Wednesday, April 4

Matt


I know that I haven't posted in a while. I won't bore everyone with what's been going on in my life, instead I'm going to write what I felt compelled to come on here and write.


April is a tough month for me. I lost a few loved ones in this month, some of them young and it makes it a tough month for memories. But I don't think that I'm strong enough to talk about them in this month, not quite yet. Instead I want to talk about Matt.

Matt and I met at his son's birthday. We sat and chatted and had some great conversation while our kids played together. Soon after, he friended me on Facebook and we would exchange emails occasionally, just the general friend stuff and trying to make plans for a playdate with the kids that never really got off the ground.

When I went through the separation, Matt was there for me. He listened to me ramble on and expose all of my hurt feelings. He made soothing noises and told me all the things good friends tell you about yourself when you're going through a break up. He offered to baby sit my kids if I needed him and reached out to me to try and help any way he could in my time of need.

I got through that (as you all know) and Matt and I drifted apart for a while. I thought about reaching out or sending an email but I was always so busy and something always came up. Plus I figured that I wasn't the only one in the friendship and that if he needed me or wanted to talk to me he would reach out to me. Gradually, I thought less and less about him, never really noticing when he dropped out of my world.

Until one day, I was looking for a specific photo of Mackenzie. I looked through all my files trying to find it, checked my Facebook in case I had posted it, but I could not find it anywhere. Then I remembered where it was taken. It had been taken at the party I met Matt at, and I remembered where I had seen it last, on his Facebook. So I logged in, intent on looking up my old friend, figuring I would see how he was doing in the mean time.

Matt had died.

Months earlier, from some sort of sudden health issue, he had passed away at the age of 23. Because I was only friends with him directly instead of sharing a mutual friend, I had never known. It hit me like running face first into a wall.

I procrastinate a lot. I put off things and put off things until, sometimes in the case of people, I feel awkward trying to make the connection again. I let old friendships fade like dried flowers and I just watch as they crumble along the edges, pale reminders of what they used to be. I cherish them, and I would always be there for them but it's never the same once I start letting it slip. I waited too long this time.

So why am I writing this?

I think that I'm trying to remind myself, trying to remember and honour Matt the way he should have been. I think that I'm trying to make myself reach out to the one's that I let slip away, let drift off, because of my introverted nature, or because of my anger or because of my pride.

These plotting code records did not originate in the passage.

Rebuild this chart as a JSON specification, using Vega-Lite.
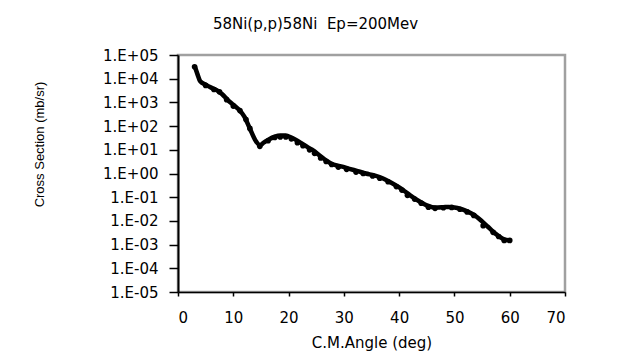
{
  "$schema": "https://vega.github.io/schema/vega-lite/v6.json",
  "width": 387,
  "height": 237,
  "autosize": "none",
  "padding": {"left": 178, "top": 55, "right": 60, "bottom": 66},
  "background": "white",
  "view": {"stroke": "#a0a0a0", "strokeWidth": 2.5},
  "title": {
    "text": "58Ni(p,p)58Ni \u00a0Ep=200Mev",
    "font": "DejaVu Sans",
    "fontSize": 15,
    "fontWeight": "normal",
    "color": "black",
    "anchor": "middle",
    "frame": "group",
    "dx": -56,
    "offset": 16
  },
  "datasets": {
    "theory": [
      {"angle": 3.0, "sigma": 35000}, {"angle": 3.5, "sigma": 16000}, {"angle": 4.0, "sigma": 7900},
      {"angle": 5.0, "sigma": 5600}, {"angle": 6.0, "sigma": 4200}, {"angle": 7.0, "sigma": 3300},
      {"angle": 8.0, "sigma": 2200}, {"angle": 9.0, "sigma": 1260}, {"angle": 10.0, "sigma": 794},
      {"angle": 11.0, "sigma": 501}, {"angle": 12.0, "sigma": 251}, {"angle": 13.0, "sigma": 79},
      {"angle": 14.0, "sigma": 25}, {"angle": 14.8, "sigma": 15.8}, {"angle": 15.5, "sigma": 20},
      {"angle": 16.5, "sigma": 28}, {"angle": 17.5, "sigma": 35.5}, {"angle": 18.5, "sigma": 39.8},
      {"angle": 19.5, "sigma": 39.8}, {"angle": 20.5, "sigma": 33}, {"angle": 21.5, "sigma": 25},
      {"angle": 22.5, "sigma": 17.8}, {"angle": 23.5, "sigma": 12.6}, {"angle": 24.5, "sigma": 9.3},
      {"angle": 25.5, "sigma": 6.0}, {"angle": 26.5, "sigma": 4.0}, {"angle": 27.5, "sigma": 2.8},
      {"angle": 28.5, "sigma": 2.24}, {"angle": 29.5, "sigma": 2.0}, {"angle": 31.0, "sigma": 1.58},
      {"angle": 32.5, "sigma": 1.26}, {"angle": 34.0, "sigma": 1.0}, {"angle": 35.5, "sigma": 0.83},
      {"angle": 37.0, "sigma": 0.63}, {"angle": 38.5, "sigma": 0.42}, {"angle": 40.0, "sigma": 0.26},
      {"angle": 41.0, "sigma": 0.178}, {"angle": 42.0, "sigma": 0.12}, {"angle": 43.0, "sigma": 0.083},
      {"angle": 44.0, "sigma": 0.060}, {"angle": 45.0, "sigma": 0.045}, {"angle": 46.0, "sigma": 0.038},
      {"angle": 47.0, "sigma": 0.037}, {"angle": 48.0, "sigma": 0.038}, {"angle": 49.0, "sigma": 0.039},
      {"angle": 50.0, "sigma": 0.037}, {"angle": 51.0, "sigma": 0.033}, {"angle": 52.0, "sigma": 0.027},
      {"angle": 53.0, "sigma": 0.021}, {"angle": 54.0, "sigma": 0.015}, {"angle": 55.0, "sigma": 0.0095},
      {"angle": 56.0, "sigma": 0.0058}, {"angle": 57.0, "sigma": 0.0035}, {"angle": 58.0, "sigma": 0.0023},
      {"angle": 59.0, "sigma": 0.00165}, {"angle": 60.0, "sigma": 0.0015}
    ],
    "exp": [
      {"angle": 3.0, "sigma": 32000}, {"angle": 5.0, "sigma": 5200}, {"angle": 6.5, "sigma": 3500},
      {"angle": 7.5, "sigma": 2800}, {"angle": 8.8, "sigma": 1300}, {"angle": 10.0, "sigma": 700},
      {"angle": 11.2, "sigma": 450}, {"angle": 12.3, "sigma": 190}, {"angle": 13.0, "sigma": 80},
      {"angle": 14.8, "sigma": 14}, {"angle": 16.3, "sigma": 24}, {"angle": 17.5, "sigma": 33},
      {"angle": 18.5, "sigma": 35}, {"angle": 19.5, "sigma": 35}, {"angle": 20.5, "sigma": 29},
      {"angle": 21.6, "sigma": 20}, {"angle": 22.6, "sigma": 15}, {"angle": 23.8, "sigma": 10},
      {"angle": 24.7, "sigma": 7.1}, {"angle": 25.8, "sigma": 4.5}, {"angle": 26.8, "sigma": 3.2},
      {"angle": 27.8, "sigma": 2.4}, {"angle": 29.0, "sigma": 1.86}, {"angle": 30.5, "sigma": 1.5},
      {"angle": 32.2, "sigma": 1.15}, {"angle": 33.5, "sigma": 1.0}, {"angle": 35.2, "sigma": 0.79},
      {"angle": 36.5, "sigma": 0.63}, {"angle": 38.0, "sigma": 0.45}, {"angle": 39.5, "sigma": 0.28},
      {"angle": 40.5, "sigma": 0.2}, {"angle": 41.5, "sigma": 0.12}, {"angle": 42.8, "sigma": 0.083},
      {"angle": 44.0, "sigma": 0.056}, {"angle": 45.3, "sigma": 0.038}, {"angle": 46.5, "sigma": 0.034},
      {"angle": 48.0, "sigma": 0.036}, {"angle": 49.5, "sigma": 0.037}, {"angle": 51.0, "sigma": 0.031},
      {"angle": 52.3, "sigma": 0.024}, {"angle": 53.5, "sigma": 0.017}, {"angle": 55.2, "sigma": 0.0063},
      {"angle": 57.0, "sigma": 0.0033}, {"angle": 58.0, "sigma": 0.0022}, {"angle": 59.0, "sigma": 0.0015},
      {"angle": 60.0, "sigma": 0.0015}
    ]
  },
  "encoding": {
    "x": {
      "field": "angle",
      "type": "quantitative",
      "scale": {"domain": [0, 70], "nice": false, "zero": false},
      "axis": {
        "title": "C.M.Angle (deg)",
        "values": [0, 10, 20, 30, 40, 50, 60, 70],
        "grid": false,
        "domainColor": "black",
        "domainWidth": 1.5,
        "tickColor": "black",
        "tickWidth": 1.5,
        "tickSize": 4,
        "labelPadding": 14,
        "labelFont": "DejaVu Sans",
        "labelFontSize": 15,
        "labelColor": "black",
        "titleFont": "DejaVu Sans",
        "titleFontSize": 15,
        "titleFontWeight": "normal",
        "titleColor": "black",
        "titlePadding": 10
      }
    },
    "y": {
      "field": "sigma",
      "type": "quantitative",
      "scale": {"type": "log", "domain": [0.00001, 100000], "nice": false},
      "axis": {
        "title": "Cross Section (mb/sr)",
        "values": [0.00001, 0.0001, 0.001, 0.01, 0.1, 1, 10, 100, 1000, 10000, 100000],
        "labelExpr": "'1.E' + (datum.value >= 1 ? '+' : '-') + format(abs(round(log(datum.value) / LN10)), '02d')",
        "grid": false,
        "domainColor": "black",
        "domainWidth": 2,
        "tickColor": "black",
        "tickWidth": 1.5,
        "tickSize": 9,
        "labelPadding": 11,
        "labelFont": "DejaVu Sans",
        "labelFontSize": 15,
        "labelColor": "black",
        "titleFont": "Liberation Sans Narrow, Liberation Sans",
        "titleFontSize": 13,
        "titleFontWeight": "normal",
        "titleColor": "black",
        "titleX": -139,
        "titleY": 89,
        "titleAngle": -90,
        "titleAlign": "center",
        "titleBaseline": "middle"
      }
    }
  },
  "layer": [
    {
      "data": {"name": "theory"},
      "mark": {"type": "line", "color": "black", "strokeWidth": 4.5, "interpolate": "monotone"}
    },
    {
      "data": {"name": "exp"},
      "mark": {"type": "point", "shape": "circle", "filled": true, "color": "black", "opacity": 1, "size": 32}
    }
  ]
}
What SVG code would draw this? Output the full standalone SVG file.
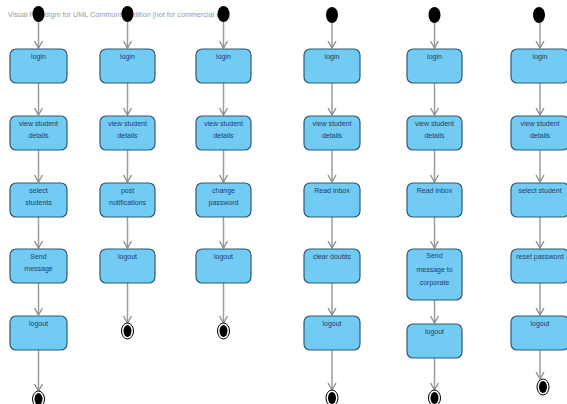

I think that there are some people who are meant to touch your life briefly, for a shining moment, to show you something about yourself, and I know that a lot of friendships are transitory and have their time and then they're gone. But I also think that if they person has caught me enough that I want to be their friend, that maybe I shouldn't let everything get in the way. In this day and age, really how hard is it to send an email?